El espacio que ahora ocupa la plaza de la Catedral permaneció inalterado durante siglos, hasta el incendio de 1521. Los incendios no eran infrecuentes en Oviedo, por los hornos y las fraguas que había en su interior. El de la Nochebuena de 1521 fue especialmente virulento -se dice que destruyó las tres cuartas partes de la ciudad- y arrasó casas y huertas. La herida que abrió el fuego cauterizó en los años siguientes, hasta que en 1591 volvió, para llevarse por delante más edificios.

Las casas con sus soportales siguieron ocupando, a pesar de todo, el centro de la plaza hasta 1930, el año en el que el Ayuntamiento de Oviedo acordó derribar la manzana que separaba la plaza de la Catedral y la de la Balesquida. La arquitecta Marta Alonso, titulada en la Universidad de Valladolid, cuenta, en un artículo que publicó en la revista EGA, que hasta pasado el primer tercio del siglo XX la plazuela de la Catedral era muy semejante a la del Fontán, con un mercado de madreñas, al que acudían artesanos de toda Asturias, instalado en las arcadas de los edificios. Las casas estaban mal alineadas y tenían alturas desiguales; al final algunas estaban cochambrosas y amenazaban ruina.

En la llegada del nuevo siglo Oviedo se dejó llevar por las corrientes urbanísticas europeas, que imponían la moda de los espacios abiertos y propicios para la contemplación de las edificaciones monumentales, como era el caso de la Catedral ovetense. Hasta entonces su silueta gótica sorprendía a los paseantes mientras caminaban entre las callejuelas y los edificios apretados, elevándose inesperadamente entre ellos.

La plazuela de la Catedral había sido objeto de una ligera ampliación tras el incendio del siglo XVI. Como la calle de la Platería había sido arrasada por el fuego el Cabildo catedralicio aprovechó la ocasión y, mediante un trueque de solares con los vecinos, acabó incorporando esa vía a la plaza.

La idea del ensanche de la plaza de la Catedral revoloteó por la ciudad desde finales del siglo XIX, pero fue a principios del XX cuando adquirió consistencia. En 1925 Oviedo estaba dividida en dos bandos.
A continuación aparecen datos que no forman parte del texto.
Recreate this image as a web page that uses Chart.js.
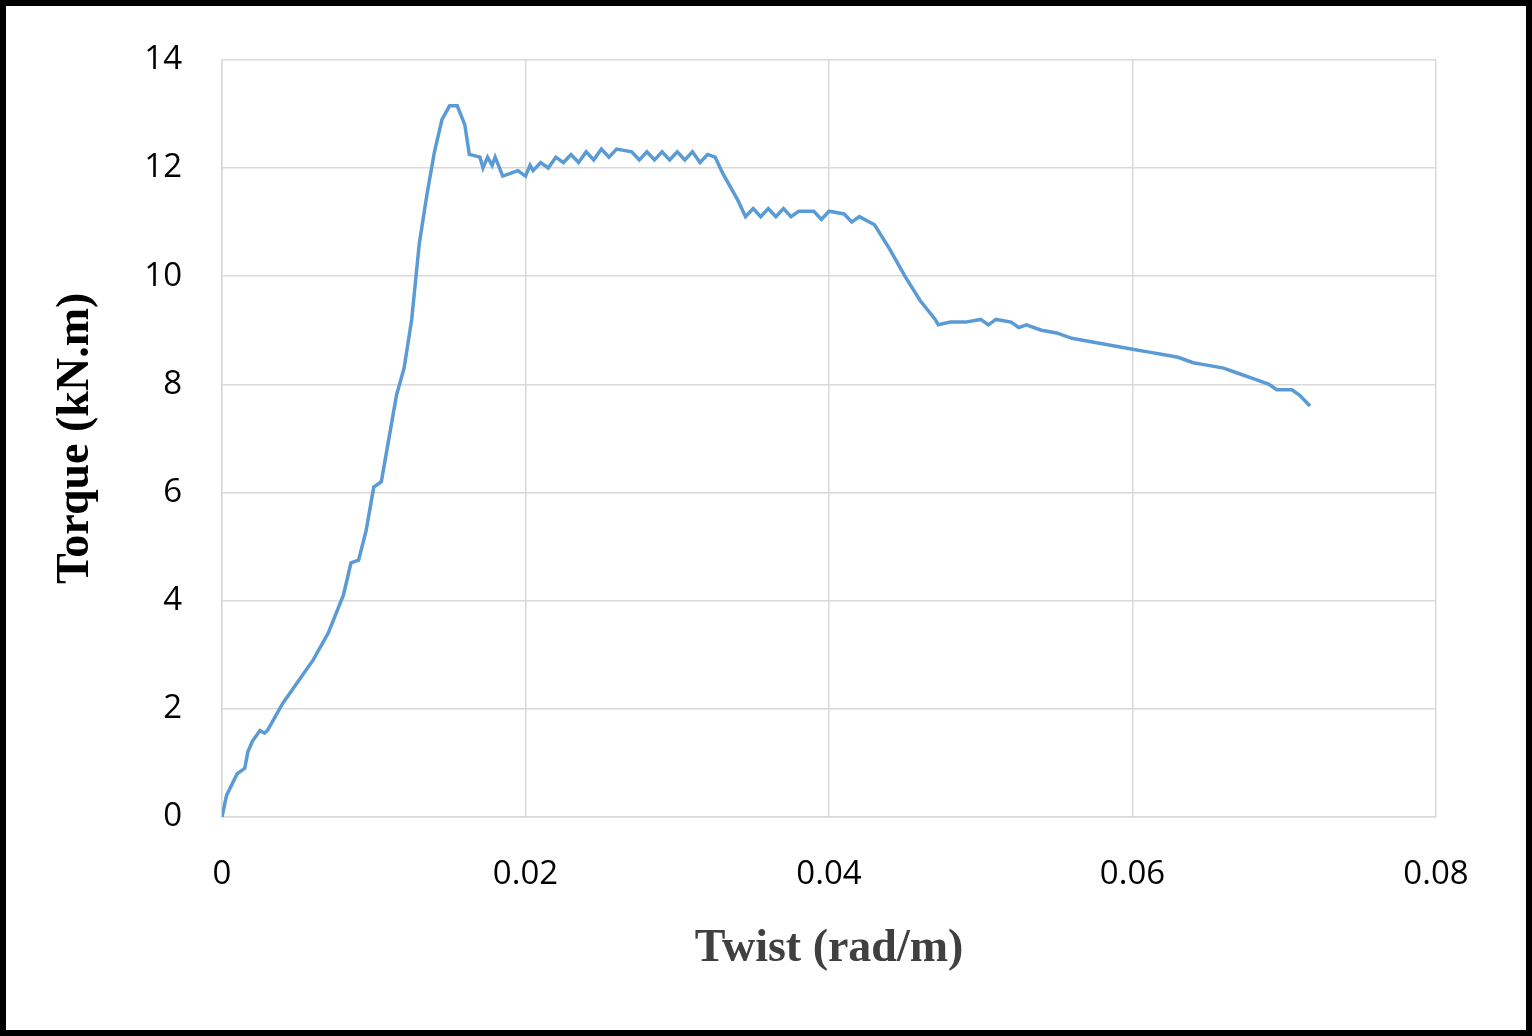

Por un lado, estaban los que consideraban que la manzana frente a la Catedral añadía valor al conjunto y, por otro, los que pensaban no solo que eran una ruina sino que deslucía la Catedral y su entorno. Con la desaparición de las casas se generaría un nuevo espacio, que serviría de lugar de reunión de la ciudad, con la Catedral como telón de fondo. Además, el espacio adquiriría más porte y distinción, al quedar en primera línea las casas palaciegas que lo circundan.

El Ayuntamiento acordó que el proyecto debía someterse al estudio de su Comisión Permanente, contando con las opiniones de la Escuela de Artes de Oviedo y de la Academia de San Fernando de Madrid. Hubo propuestas conciliadoras, como la del alcalde José María Fernández Ladreda, que era partidario de eliminar el murete anterior al acceso a la Catedral y abrir una calle que comunicara las plazas de la Catedral y la de la Balesquida, demoliendo solo unas pocas casas.

La Comisión de Monumentos de la provincia de Oviedo, según recoge Pilar García Cuetos, historiadora del Arte, en su artículo "La Restauración del patrimonio asturiano en la primera mitad del siglo XX", aprobó al mismo tiempo el derribo de las casas de la plaza de la Catedral y la declaración de la iglesia de San Tirso como monumento. El derribo se ejecutó en 1931 y dejó tras él la estampa de la Catedral que contemplamos en la actualidad.